Winter is an ideal time to revisit the fundamentals. Indoor training doesn’t have to only be about improving fitness. With Erg Fit in mind, I’ve been returning to the basic pillars of my rowing stroke. Over the course of the winter erging season, we may take hundreds of thousands of strokes, which makes it essential to take those strokes with intention - not just with force. The technique you reinforce during these cold months will set the foundation for success once the ice melts.

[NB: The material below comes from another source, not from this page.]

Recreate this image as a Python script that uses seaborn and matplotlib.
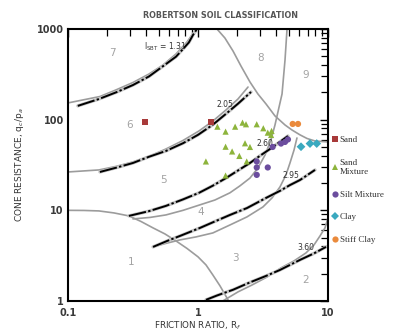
import matplotlib
matplotlib.use("Agg")
import matplotlib.pyplot as plt
import seaborn as sns
import pandas as pd

sns.set_style("white")
plt.rcParams['font.family'] = ['DejaVu Sans']

# soil samples (friction ratio %, normalised cone resistance)
sand_fr = [0.39, 1.26]
sand_q = [94, 94]
sandmix_fr = [1.41, 1.63, 1.93, 2.20, 2.34, 2.83, 3.18, 3.44, 3.68, 3.65,
              1.63, 1.83, 2.30, 2.51, 2.08, 2.37, 1.15, 1.63]
sandmix_q = [83.7, 73.8, 83.7, 92.7, 89, 89, 80.4, 71.9, 75.1, 67.8,
             50.3, 44.6, 54.9, 50, 39.8, 34.6, 34.6, 24.2]
silt_fr = [2.83, 2.83, 3.44, 2.83, 3.75, 4.35, 4.67, 4.92]
silt_q = [34.6, 29.7, 29.7, 24.6, 50, 54.5, 56.8, 60.5]
clay_fr = [6.2, 7.27, 8.19]
clay_q = [50.3, 54.5, 54.5]
stiff_fr = [5.35, 5.88]
stiff_q = [89.7, 89.7]

# zone boundaries
zone1_fr = [0.1, 0.133, 0.173, 0.226, 0.294, 0.364, 0.451, 0.557, 0.677, 0.823, 1.0,
            1.152, 1.30, 1.476, 1.67, 1.72]
zone1_q = [10.0, 9.97, 9.85, 9.36, 8.68, 7.54, 6.40, 5.49, 4.60, 3.80, 3.07,
           2.50, 1.94, 1.47, 1.08, 1.0]
zone2_fr = [1.55, 2.03, 2.60, 3.40, 4.35, 5.48, 6.77, 7.80, 8.68, 9.48, 10.0]
zone2_q = [1.0, 1.26, 1.50, 1.84, 2.32, 2.77, 3.39, 4.15, 5.22, 6.40, 8.25]
zone34_fr = [5.77, 5.48, 5.10, 4.75, 4.27, 3.71, 3.16, 2.38, 1.763, 1.30, 0.965,
             0.727, 0.567, 0.451]
zone34_q = [62.8, 46.3, 33.3, 24.6, 18.1, 13.7, 10.9, 8.46, 6.90, 5.63, 5.09,
            4.72, 4.32, 3.95]
zone45_fr = [4.84, 4.67, 4.43, 3.91, 3.64, 3.28, 2.89, 2.51, 2.10, 1.76, 1.35,
             1.036, 0.767, 0.567, 0.427, 0.316]
zone45_q = [1000, 455, 192, 87.4, 59.7, 40.8, 29.3, 22.7, 18.6, 15.6, 13.0,
            11.5, 10.0, 8.9, 8.35, 8.04]
zone56_fr = [0.1, 0.173, 0.234, 0.316, 0.427, 0.567, 0.767, 1.018, 1.304, 1.642, 2.03, 2.425]
zone56_q = [26.5, 27.9, 30.5, 34.2, 39.8, 47.5, 59.0, 75.1, 96.8, 128, 169, 229]
zone67_fr = [0.1, 0.13, 0.176, 0.234, 0.316, 0.42, 0.538, 0.677, 0.823, 0.965]
zone67_q = [153, 165, 180, 213, 257, 319, 401, 530, 719, 1000]
zone89_fr = [1.40, 1.61, 1.859, 2.14, 2.512, 2.89, 3.336, 3.91, 4.67, 5.28, 6.09,
             6.90, 7.94, 10.0]
zone89_q = [1000, 796, 572, 391, 260, 192, 149, 110, 87.4, 77, 68, 62.0, 58.2, 56.8]

# I_SBT contours
isbt131_fr = [0.119, 0.173, 0.234, 0.316, 0.42, 0.567, 0.677, 0.767, 0.85, 0.915, 0.982]
isbt131_q = [142, 169, 200, 241, 300, 411, 495, 602, 710, 859, 1000]
isbt205_fr = [0.176, 0.234, 0.316, 0.42, 0.567, 0.767, 1.0, 1.3, 1.642, 2.03, 2.557]
isbt205_q = [26.5, 29.5, 33.3, 39.0, 45.2, 55.0, 68, 88, 116, 150, 202]
isbt260_fr = [0.294, 0.42, 0.567, 0.767, 1.018, 1.3, 1.642, 2.03, 2.512, 3.0, 3.58, 4.2, 4.92]
isbt260_q = [8.68, 9.8, 11.2, 13.2, 15.6, 18.7, 22.7, 27.5, 33.3, 40, 47.5, 56, 66.1]
isbt295_fr = [0.451, 0.58, 0.727, 1.036, 1.35, 1.763, 2.382, 3.336, 4.27, 5.1, 6.09, 7.94]
isbt295_q = [3.95, 4.6, 5.22, 6.40, 7.55, 8.9, 10.6, 13.7, 16.4, 19.0, 21.6, 27.9]
isbt360_fr = [1.152, 1.4, 1.859, 2.5, 3.336, 4.27, 5.1, 6.09, 7.8, 9.65]
isbt360_q = [1.03, 1.15, 1.33, 1.6, 1.89, 2.20, 2.5, 2.84, 3.35, 3.95]

zone_names = ["1", "2", "3", "4", "5", "6", "7", "8", "9"]
zone_fr = [0.305, 6.69, 1.94, 1.05, 0.541, 0.30, 0.218, 3.05, 6.77]
zone_q = [2.70, 1.70, 2.99, 9.5, 21.8, 86.7, 544, 483, 309]

isbt_labels = [r"I$_{\rm SBT}$ = 1.31", "2.05", "2.60", "2.95", "3.60"]
isbt_lab_fr = [0.385, 1.40, 2.83, 4.48, 5.85]
isbt_lab_q = [632, 148, 55, 24.1, 3.85]

soil_types = ["Sand", "Sand\nMixture", "Silt Mixture", "Clay", "Stiff Clay"]
soil_colors = ["#a83a3a", "#8db43c", "#6b4d9e", "#3aa9bf", "#ea8a3c"]
soil_markers = ["s", "^", "o", "D", "o"]

frames = []
for name, fr, q in zip(soil_types,
                       [sand_fr, sandmix_fr, silt_fr, clay_fr, stiff_fr],
                       [sand_q, sandmix_q, silt_q, clay_q, stiff_q]):
    frames.append(pd.DataFrame({"Fr": fr, "Q": q, "soil": name}))
df = pd.concat(frames, ignore_index=True)

fig = plt.figure(figsize=(4, 3.33), dpi=100)
ax = fig.add_axes([0.17, 0.0961, 0.65, 0.8168])
ax.set_xscale("log")
ax.set_yscale("log")

gray = "#9c9c9c"
for fr, q in [(zone1_fr, zone1_q), (zone2_fr, zone2_q), (zone34_fr, zone34_q),
              (zone45_fr, zone45_q), (zone56_fr, zone56_q), (zone67_fr, zone67_q),
              (zone89_fr, zone89_q)]:
    ax.plot(fr, q, color=gray, lw=1.2, zorder=1, solid_joinstyle="round")

for fr, q in [(isbt131_fr, isbt131_q), (isbt205_fr, isbt205_q), (isbt260_fr, isbt260_q),
              (isbt295_fr, isbt295_q), (isbt360_fr, isbt360_q)]:
    ax.plot(fr, q, color="#c4c4c4", lw=2.4, zorder=2, solid_joinstyle="round")
    ax.plot(fr, q, color="black", lw=1.4, ls=(0, (9, 1.2, 1.2, 1.2)), zorder=3)

for t, x, y in zip(zone_names, zone_fr, zone_q):
    ax.text(x, y, t, color="#a3a3a3", fontsize=7.5, ha="center", va="center")
for t, x, y in zip(isbt_labels, isbt_lab_fr, isbt_lab_q):
    ax.text(x, y, t, color="#333333", fontsize=5.5, ha="left", va="center")

sns.scatterplot(data=df, x="Fr", y="Q", hue="soil", style="soil",
                palette=dict(zip(soil_types, soil_colors)),
                markers=dict(zip(soil_types, soil_markers)),
                hue_order=soil_types, style_order=soil_types,
                s=20, linewidth=0, ax=ax, zorder=5)

ax.set_xlim(0.1, 10)
ax.set_ylim(1, 1000)
ax.set_xticks([0.1, 1, 10])
ax.set_xticklabels(["0.1", "1", "10"])
ax.set_yticks([1, 10, 100, 1000])
ax.set_yticklabels(["1", "10", "100", "1000"])
ax.tick_params(which="both", direction="in", top=True, right=True, color="black")
ax.tick_params(which="major", length=6, width=1.0, labelsize=7, labelcolor="#3a3a3a")
ax.tick_params(axis="x", which="major", pad=5)
ax.tick_params(axis="y", which="major", pad=3)
ax.tick_params(which="minor", length=5, width=0.9)
for lab in ax.get_xticklabels() + ax.get_yticklabels():
    lab.set_fontweight("bold")
for sp in ax.spines.values():
    sp.set_linewidth(1.5)
    sp.set_color("black")

ax.set_xlabel(r"FRICTION RATIO, R$_f$", fontsize=6.3, color="#333333", labelpad=1)
ax.set_ylabel(r"CONE RESISTANCE, q$_c$/p$_a$", fontsize=6.5, color="#333333", labelpad=8)
fig.text(220 / 400, 1 - 16 / 333, "ROBERTSON SOIL CLASSIFICATION", fontsize=5.8,
         fontweight="bold", color="#555555", ha="center", va="center")

sns.move_legend(ax, "upper left", bbox_to_anchor=(1.0, 0.62), frameon=False, title=None,
                prop={"family": "Liberation Serif", "size": 6.5}, labelspacing=1.6,
                handletextpad=0.1, handlelength=0.8, borderaxespad=0)
for t in ax.get_legend().get_texts():
    t.set_color("#333333")

fig.savefig("out.png", dpi=100)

The next time a friend, family member, coworker, or fellow gym-goer asks, “How do I row?” take the time to answer. Teaching - or simply explaining - rowing to others can be a powerful tool for improving your own performance. Here are some tips to guide you:

  • Use simple language
    If you can explain technical movements without resorting to jargon, you’ve clarified it for yourself too. Simplicity often exposes where your own understanding or execution could be cleaner.

  • Examine the “why”
    “Why do we do it this way?” is a question experienced rowers don’t ask often enough. Beginners give us permission, and a reason, to revisit fundamentals we may have stopped examining.

  • One cue at a time
    Prioritization is important when learning a new skill. Focus on a single technical goal in 5-minute chunks or 20-stroke sets, rather than trying to fix everything at once.

  • Reference analogies
    The metaphors you use for others can sharpen your own sensory awareness and help translate technique into better movement. Get creative! Last summer, my coach told me to pretend that the oar handle is a piece of raw chicken - something you don’t want to grip too firmly (yuck). 

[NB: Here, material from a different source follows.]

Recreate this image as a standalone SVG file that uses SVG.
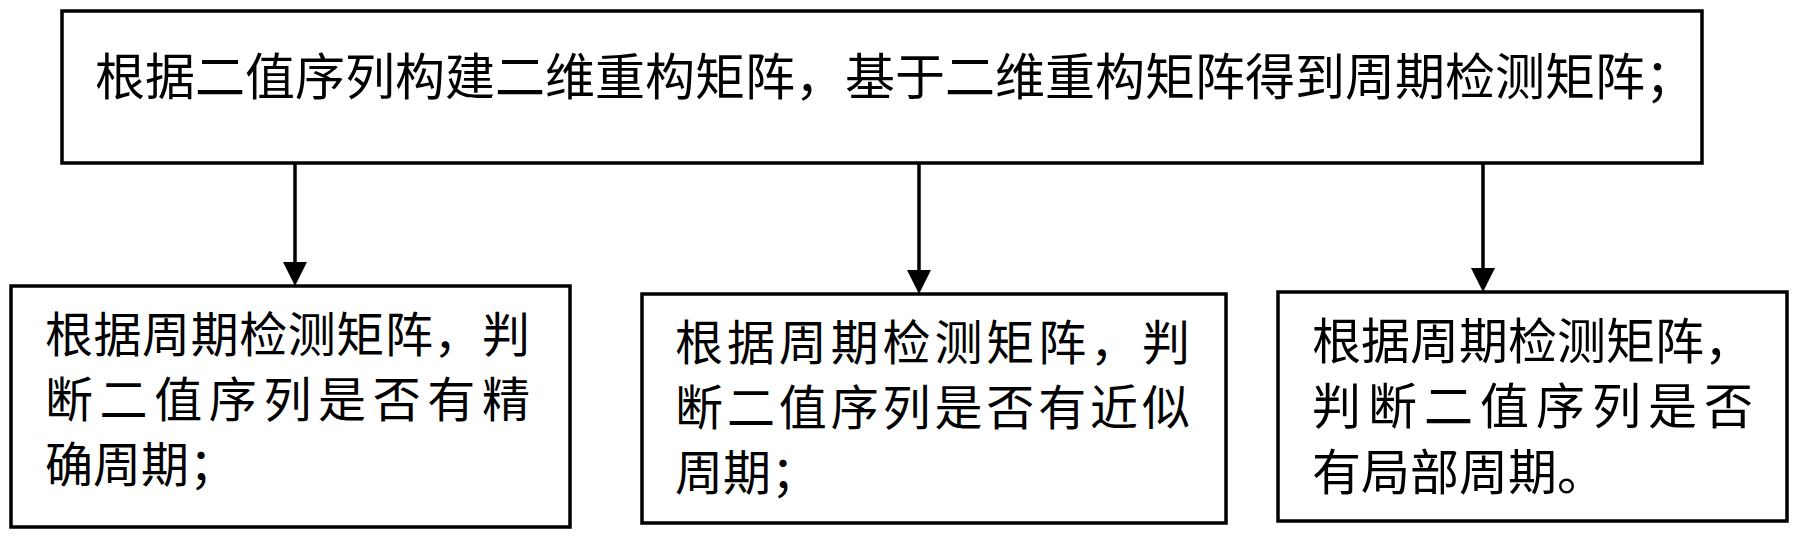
<svg xmlns="http://www.w3.org/2000/svg" width="1800" height="537" viewBox="0 0 1800 537">
<style>
.box{fill:#fff;stroke:#000;stroke-width:3.5}
.t{font-family:"Noto Sans CJK SC","Noto Sans CJK JP",sans-serif;fill:#000}
.c{stroke:#000;stroke-width:3.5;fill:none}
</style>
<defs>
<marker id="ah" markerUnits="userSpaceOnUse" markerWidth="24" markerHeight="24" viewBox="0 0 24 24" refX="0" refY="12" orient="auto">
<path d="M0,0 L24,12 L0,24 Z" fill="#000"/>
</marker>
</defs>
<rect width="1800" height="537" fill="#fff"/>
<g id="connectors">
<line class="c" x1="295" y1="163" x2="295" y2="262" marker-end="url(#ah)"/>
<line class="c" x1="919" y1="163" x2="919" y2="270" marker-end="url(#ah)"/>
<line class="c" x1="1483" y1="163" x2="1483" y2="268" marker-end="url(#ah)"/>
</g>
<g id="top">
<rect class="box" x="62" y="11" width="1640" height="152"/>
<text class="t" x="95" y="95" font-size="50">根据二值序列构建二维重构矩阵，基于二维重构矩阵得到周期检测矩阵；</text>
</g>
<g id="exact">
<rect class="box" x="11" y="286" width="559" height="241"/>
<text class="t" x="45" y="352" font-size="48" textLength="485" lengthAdjust="spacing">根据周期检测矩阵，判</text>
<text class="t" x="45" y="417" font-size="48" textLength="485" lengthAdjust="spacing">断二值序列是否有精</text>
<text class="t" x="45" y="482" font-size="48">确周期；</text>
</g>
<g id="approx">
<rect class="box" x="642" y="294" width="584" height="229"/>
<text class="t" x="675" y="360" font-size="48" textLength="515" lengthAdjust="spacing">根据周期检测矩阵，判</text>
<text class="t" x="675" y="425" font-size="48" textLength="515" lengthAdjust="spacing">断二值序列是否有近似</text>
<text class="t" x="675" y="490" font-size="48">周期；</text>
</g>
<g id="local">
<rect class="box" x="1278" y="292" width="509" height="229"/>
<text class="t" x="1312" y="359" font-size="49" textLength="441" lengthAdjust="spacing">根据周期检测矩阵，</text>
<text class="t" x="1312" y="424" font-size="49" textLength="441" lengthAdjust="spacing">判断二值序列是否</text>
<text class="t" x="1312" y="490" font-size="49">有局部周期。</text>
</g>
</svg>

  • Notice what you repeat most often
    The cues you find yourself giving again and again are likely areas where even experienced rowers struggle, including you. Treat those repetitions as clues for your own technical focus.

Use these teaching moments to reset your standards this winter. You may discover that the process of explaining the stroke helps you approach your own technique with more clarity, efficiency, and purpose.